WORK REQUIRED →
Transcribe every line exactly. Leave the pictures behind.

::: GIVEN DATA :::

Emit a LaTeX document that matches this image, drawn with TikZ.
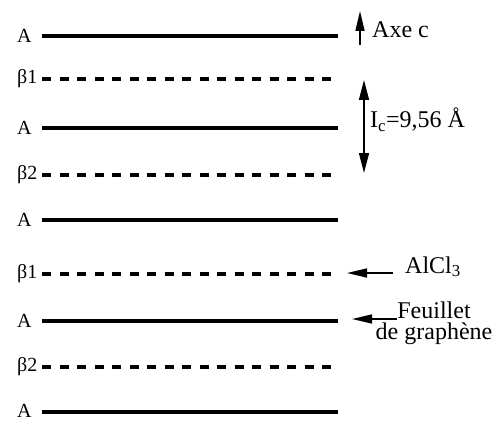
\documentclass[tikz,border=0pt]{standalone}
\usepackage{fontspec}
\setmainfont{Liberation Serif}
\usetikzlibrary{arrows.meta}

\tikzset{
  lab/.style={inner sep=0pt,font=\fontsize{20}{22}\selectfont},
  leg/.style={inner sep=0pt,font=\fontsize{24}{21}\selectfont},
  plein/.style={line width=3.6pt},
  tiret/.style={line width=3.2pt,dash pattern=on 9pt off 8.5pt},
  fl/.style={-{Triangle[length=20pt,width=9pt]},line width=1.6pt},
  dfl/.style={{Triangle[length=20pt,width=10pt]}-{Triangle[length=20pt,width=10pt]},line width=1.6pt},
}

\begin{document}
\begin{tikzpicture}[x=1pt,y=-1pt]
\useasboundingbox (0,0) rectangle (502,422);
% couches
\node[lab,anchor=west] (n0) at (17,36) {A};
\node[lab,anchor=west] (n1) at (17,79) {β1};
\node[lab,anchor=west] (n2) at (17,128) {A};
\node[lab,anchor=west] (n3) at (17,175) {β2};
\node[lab,anchor=west] (n4) at (17,220) {A};
\node[lab,anchor=west] (n5) at (17,274) {β1};
\node[lab,anchor=west] (n6) at (17,321) {A};
\node[lab,anchor=west] (n7) at (17,367) {β2};
\node[lab,anchor=west] (n8) at (17,411) {A};
\coordinate (g0) at (42,36);  \coordinate (d0) at (338,36);
\coordinate (g1) at (42,79);  \coordinate (d1) at (338,79);
\coordinate (g2) at (42,128); \coordinate (d2) at (338,128);
\coordinate (g3) at (42,175); \coordinate (d3) at (338,175);
\coordinate (g4) at (42,220); \coordinate (d4) at (338,220);
\coordinate (g5) at (42,274); \coordinate (d5) at (338,274);
\coordinate (g6) at (42,321); \coordinate (d6) at (338,321);
\coordinate (g7) at (42,367); \coordinate (d7) at (338,367);
\coordinate (g8) at (42,412); \coordinate (d8) at (338,412);
\draw[plein] (g0) -- (d0);
\draw[tiret] (g1) -- (d1);
\draw[plein] (g2) -- (d2);
\draw[tiret] (g3) -- (d3);
\draw[plein] (g4) -- (d4);
\draw[tiret] (g5) -- (d5);
\draw[plein] (g6) -- (d6);
\draw[tiret] (g7) -- (d7);
\draw[plein] (g8) -- (d8);
% legendes
\node[leg,anchor=base west] (axe) at (372,38) {Axe c};
\node[leg,anchor=base west] (ic) at (370,128) {I\textsubscript{c}=9,56 Å};
\node[leg,anchor=base west,inner xsep=12pt] (alcl) at (393,273) {AlCl\textsubscript{3}};
\node[leg,anchor=north,align=center] (feuil) at (434,302) {Feuillet\\de graphène};
\coordinate (axebas) at (360,45);  \coordinate (axehaut) at (360,11);
\coordinate (ichaut) at (364,80);  \coordinate (icbas) at (364,173);
\coordinate (alclpt) at (347,273);
\coordinate (feuilqueue) at (397,319); \coordinate (feuilpt) at (352,319);
\draw[fl] (axebas) -- (axehaut);
\draw[dfl] (ichaut) -- (icbas);
\draw[fl] (alcl.base west) -- (alclpt);
\draw[fl] (feuilqueue) -- (feuilpt);
\end{tikzpicture}
\end{document}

:::

OUTPUT FOR THIS TASK →
Emit a LaTeX document that matches this image, drawn with TikZ.
\documentclass[tikz,border=0pt]{standalone}
\usepackage{fontspec}
\setmainfont{Liberation Serif}
\usetikzlibrary{arrows.meta}

\tikzset{
  lab/.style={inner sep=0pt,font=\fontsize{20}{22}\selectfont},
  leg/.style={inner sep=0pt,font=\fontsize{24}{21}\selectfont},
  plein/.style={line width=3.6pt},
  tiret/.style={line width=3.2pt,dash pattern=on 9pt off 8.5pt},
  fl/.style={-{Triangle[length=20pt,width=9pt]},line width=1.6pt},
  dfl/.style={{Triangle[length=20pt,width=10pt]}-{Triangle[length=20pt,width=10pt]},line width=1.6pt},
}

\begin{document}
\begin{tikzpicture}[x=1pt,y=-1pt]
\useasboundingbox (0,0) rectangle (502,422);
% couches
\node[lab,anchor=west] (n0) at (17,36) {A};
\node[lab,anchor=west] (n1) at (17,79) {β1};
\node[lab,anchor=west] (n2) at (17,128) {A};
\node[lab,anchor=west] (n3) at (17,175) {β2};
\node[lab,anchor=west] (n4) at (17,220) {A};
\node[lab,anchor=west] (n5) at (17,274) {β1};
\node[lab,anchor=west] (n6) at (17,321) {A};
\node[lab,anchor=west] (n7) at (17,367) {β2};
\node[lab,anchor=west] (n8) at (17,411) {A};
\coordinate (g0) at (42,36);  \coordinate (d0) at (338,36);
\coordinate (g1) at (42,79);  \coordinate (d1) at (338,79);
\coordinate (g2) at (42,128); \coordinate (d2) at (338,128);
\coordinate (g3) at (42,175); \coordinate (d3) at (338,175);
\coordinate (g4) at (42,220); \coordinate (d4) at (338,220);
\coordinate (g5) at (42,274); \coordinate (d5) at (338,274);
\coordinate (g6) at (42,321); \coordinate (d6) at (338,321);
\coordinate (g7) at (42,367); \coordinate (d7) at (338,367);
\coordinate (g8) at (42,412); \coordinate (d8) at (338,412);
\draw[plein] (g0) -- (d0);
\draw[tiret] (g1) -- (d1);
\draw[plein] (g2) -- (d2);
\draw[tiret] (g3) -- (d3);
\draw[plein] (g4) -- (d4);
\draw[tiret] (g5) -- (d5);
\draw[plein] (g6) -- (d6);
\draw[tiret] (g7) -- (d7);
\draw[plein] (g8) -- (d8);
% legendes
\node[leg,anchor=base west] (axe) at (372,38) {Axe c};
\node[leg,anchor=base west] (ic) at (370,128) {I\textsubscript{c}=9,56 Å};
\node[leg,anchor=base west,inner xsep=12pt] (alcl) at (393,273) {AlCl\textsubscript{3}};
\node[leg,anchor=north,align=center] (feuil) at (434,302) {Feuillet\\de graphène};
\coordinate (axebas) at (360,45);  \coordinate (axehaut) at (360,11);
\coordinate (ichaut) at (364,80);  \coordinate (icbas) at (364,173);
\coordinate (alclpt) at (347,273);
\coordinate (feuilqueue) at (397,319); \coordinate (feuilpt) at (352,319);
\draw[fl] (axebas) -- (axehaut);
\draw[dfl] (ichaut) -- (icbas);
\draw[fl] (alcl.base west) -- (alclpt);
\draw[fl] (feuilqueue) -- (feuilpt);
\end{tikzpicture}
\end{document}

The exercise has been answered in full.